### EXERCISE TASK
Without changing a character, return the entries, but not the images they hold.

(Plotting code records)
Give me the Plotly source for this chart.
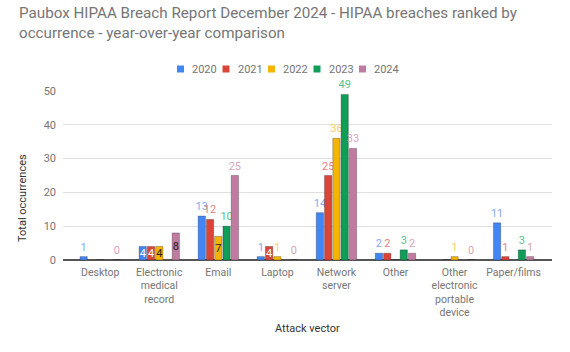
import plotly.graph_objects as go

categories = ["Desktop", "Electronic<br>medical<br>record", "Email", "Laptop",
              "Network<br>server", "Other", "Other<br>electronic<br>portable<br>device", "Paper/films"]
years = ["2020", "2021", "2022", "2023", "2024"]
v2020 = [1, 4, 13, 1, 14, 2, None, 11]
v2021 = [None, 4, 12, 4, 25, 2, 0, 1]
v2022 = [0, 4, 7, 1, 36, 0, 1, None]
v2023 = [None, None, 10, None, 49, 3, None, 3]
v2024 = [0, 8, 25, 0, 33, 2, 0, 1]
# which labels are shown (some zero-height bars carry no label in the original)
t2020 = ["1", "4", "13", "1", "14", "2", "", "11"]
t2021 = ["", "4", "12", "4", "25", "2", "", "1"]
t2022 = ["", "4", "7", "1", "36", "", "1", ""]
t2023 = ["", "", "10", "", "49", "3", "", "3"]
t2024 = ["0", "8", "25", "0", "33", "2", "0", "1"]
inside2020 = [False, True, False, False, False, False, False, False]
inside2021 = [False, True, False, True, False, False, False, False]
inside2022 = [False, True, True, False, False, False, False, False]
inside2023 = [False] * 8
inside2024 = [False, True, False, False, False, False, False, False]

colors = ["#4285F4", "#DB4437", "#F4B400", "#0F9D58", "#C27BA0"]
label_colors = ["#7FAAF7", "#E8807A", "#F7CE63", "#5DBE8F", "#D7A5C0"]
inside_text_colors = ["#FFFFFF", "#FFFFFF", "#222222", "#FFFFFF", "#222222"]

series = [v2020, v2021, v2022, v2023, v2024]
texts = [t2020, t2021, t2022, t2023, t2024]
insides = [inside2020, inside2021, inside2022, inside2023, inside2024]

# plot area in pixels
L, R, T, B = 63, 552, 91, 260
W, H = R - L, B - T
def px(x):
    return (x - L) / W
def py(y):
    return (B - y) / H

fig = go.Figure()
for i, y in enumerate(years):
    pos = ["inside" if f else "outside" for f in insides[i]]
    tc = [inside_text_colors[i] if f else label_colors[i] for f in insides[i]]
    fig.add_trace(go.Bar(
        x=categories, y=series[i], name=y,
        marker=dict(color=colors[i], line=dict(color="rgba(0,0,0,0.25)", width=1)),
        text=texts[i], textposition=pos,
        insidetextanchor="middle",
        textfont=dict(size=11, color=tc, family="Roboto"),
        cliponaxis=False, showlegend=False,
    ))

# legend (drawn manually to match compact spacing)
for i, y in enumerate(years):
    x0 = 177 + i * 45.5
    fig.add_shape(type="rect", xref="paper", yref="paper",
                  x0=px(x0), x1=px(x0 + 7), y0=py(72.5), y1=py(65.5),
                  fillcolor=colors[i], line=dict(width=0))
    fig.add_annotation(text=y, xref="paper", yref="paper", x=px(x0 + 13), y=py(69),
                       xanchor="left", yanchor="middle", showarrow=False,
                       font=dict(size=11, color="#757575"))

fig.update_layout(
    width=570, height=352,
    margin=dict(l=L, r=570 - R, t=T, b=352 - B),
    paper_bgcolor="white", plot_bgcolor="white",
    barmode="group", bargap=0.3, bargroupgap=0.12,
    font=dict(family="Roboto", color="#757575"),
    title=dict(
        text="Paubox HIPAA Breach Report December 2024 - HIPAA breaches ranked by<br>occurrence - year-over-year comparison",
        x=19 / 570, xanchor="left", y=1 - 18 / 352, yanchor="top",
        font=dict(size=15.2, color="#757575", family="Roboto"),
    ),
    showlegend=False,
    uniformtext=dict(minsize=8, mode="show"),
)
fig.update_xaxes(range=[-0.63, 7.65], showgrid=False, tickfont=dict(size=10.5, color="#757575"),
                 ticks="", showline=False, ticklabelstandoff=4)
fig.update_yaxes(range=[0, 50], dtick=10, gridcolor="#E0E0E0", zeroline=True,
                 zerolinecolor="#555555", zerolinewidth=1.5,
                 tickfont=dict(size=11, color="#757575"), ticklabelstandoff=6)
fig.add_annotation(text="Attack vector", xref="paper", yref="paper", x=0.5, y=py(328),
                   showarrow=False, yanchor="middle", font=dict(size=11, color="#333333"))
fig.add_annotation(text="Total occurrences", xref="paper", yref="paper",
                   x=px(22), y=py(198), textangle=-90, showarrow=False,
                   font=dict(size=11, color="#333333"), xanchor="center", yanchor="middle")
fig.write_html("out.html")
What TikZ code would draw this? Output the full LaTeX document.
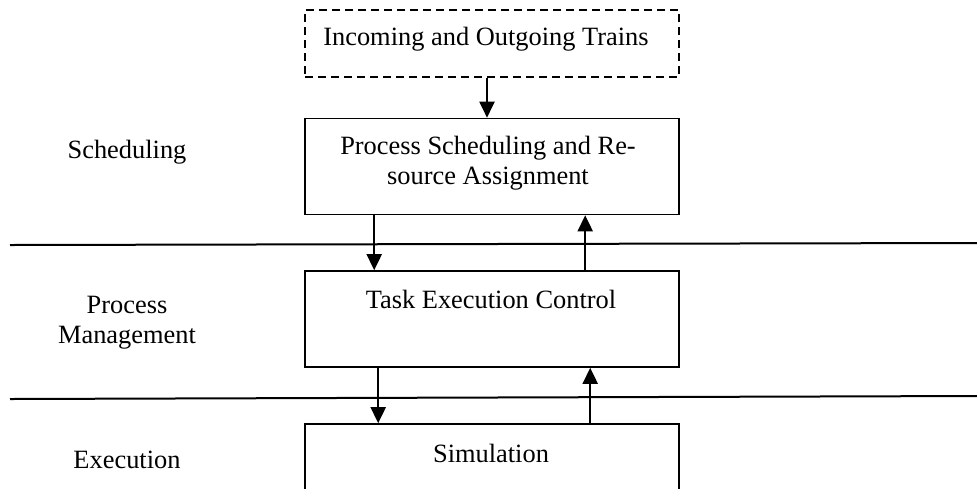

### EXERCISE SOLUTION
Give me the Plotly source for this chart.
import plotly.graph_objects as go

categories = ["Desktop", "Electronic<br>medical<br>record", "Email", "Laptop",
              "Network<br>server", "Other", "Other<br>electronic<br>portable<br>device", "Paper/films"]
years = ["2020", "2021", "2022", "2023", "2024"]
v2020 = [1, 4, 13, 1, 14, 2, None, 11]
v2021 = [None, 4, 12, 4, 25, 2, 0, 1]
v2022 = [0, 4, 7, 1, 36, 0, 1, None]
v2023 = [None, None, 10, None, 49, 3, None, 3]
v2024 = [0, 8, 25, 0, 33, 2, 0, 1]
# which labels are shown (some zero-height bars carry no label in the original)
t2020 = ["1", "4", "13", "1", "14", "2", "", "11"]
t2021 = ["", "4", "12", "4", "25", "2", "", "1"]
t2022 = ["", "4", "7", "1", "36", "", "1", ""]
t2023 = ["", "", "10", "", "49", "3", "", "3"]
t2024 = ["0", "8", "25", "0", "33", "2", "0", "1"]
inside2020 = [False, True, False, False, False, False, False, False]
inside2021 = [False, True, False, True, False, False, False, False]
inside2022 = [False, True, True, False, False, False, False, False]
inside2023 = [False] * 8
inside2024 = [False, True, False, False, False, False, False, False]

colors = ["#4285F4", "#DB4437", "#F4B400", "#0F9D58", "#C27BA0"]
label_colors = ["#7FAAF7", "#E8807A", "#F7CE63", "#5DBE8F", "#D7A5C0"]
inside_text_colors = ["#FFFFFF", "#FFFFFF", "#222222", "#FFFFFF", "#222222"]

series = [v2020, v2021, v2022, v2023, v2024]
texts = [t2020, t2021, t2022, t2023, t2024]
insides = [inside2020, inside2021, inside2022, inside2023, inside2024]

# plot area in pixels
L, R, T, B = 63, 552, 91, 260
W, H = R - L, B - T
def px(x):
    return (x - L) / W
def py(y):
    return (B - y) / H

fig = go.Figure()
for i, y in enumerate(years):
    pos = ["inside" if f else "outside" for f in insides[i]]
    tc = [inside_text_colors[i] if f else label_colors[i] for f in insides[i]]
    fig.add_trace(go.Bar(
        x=categories, y=series[i], name=y,
        marker=dict(color=colors[i], line=dict(color="rgba(0,0,0,0.25)", width=1)),
        text=texts[i], textposition=pos,
        insidetextanchor="middle",
        textfont=dict(size=11, color=tc, family="Roboto"),
        cliponaxis=False, showlegend=False,
    ))

# legend (drawn manually to match compact spacing)
for i, y in enumerate(years):
    x0 = 177 + i * 45.5
    fig.add_shape(type="rect", xref="paper", yref="paper",
                  x0=px(x0), x1=px(x0 + 7), y0=py(72.5), y1=py(65.5),
                  fillcolor=colors[i], line=dict(width=0))
    fig.add_annotation(text=y, xref="paper", yref="paper", x=px(x0 + 13), y=py(69),
                       xanchor="left", yanchor="middle", showarrow=False,
                       font=dict(size=11, color="#757575"))

fig.update_layout(
    width=570, height=352,
    margin=dict(l=L, r=570 - R, t=T, b=352 - B),
    paper_bgcolor="white", plot_bgcolor="white",
    barmode="group", bargap=0.3, bargroupgap=0.12,
    font=dict(family="Roboto", color="#757575"),
    title=dict(
        text="Paubox HIPAA Breach Report December 2024 - HIPAA breaches ranked by<br>occurrence - year-over-year comparison",
        x=19 / 570, xanchor="left", y=1 - 18 / 352, yanchor="top",
        font=dict(size=15.2, color="#757575", family="Roboto"),
    ),
    showlegend=False,
    uniformtext=dict(minsize=8, mode="show"),
)
fig.update_xaxes(range=[-0.63, 7.65], showgrid=False, tickfont=dict(size=10.5, color="#757575"),
                 ticks="", showline=False, ticklabelstandoff=4)
fig.update_yaxes(range=[0, 50], dtick=10, gridcolor="#E0E0E0", zeroline=True,
                 zerolinecolor="#555555", zerolinewidth=1.5,
                 tickfont=dict(size=11, color="#757575"), ticklabelstandoff=6)
fig.add_annotation(text="Attack vector", xref="paper", yref="paper", x=0.5, y=py(328),
                   showarrow=False, yanchor="middle", font=dict(size=11, color="#333333"))
fig.add_annotation(text="Total occurrences", xref="paper", yref="paper",
                   x=px(22), y=py(198), textangle=-90, showarrow=False,
                   font=dict(size=11, color="#333333"), xanchor="center", yanchor="middle")
fig.write_html("out.html")
What TikZ code would draw this? Output the full LaTeX document.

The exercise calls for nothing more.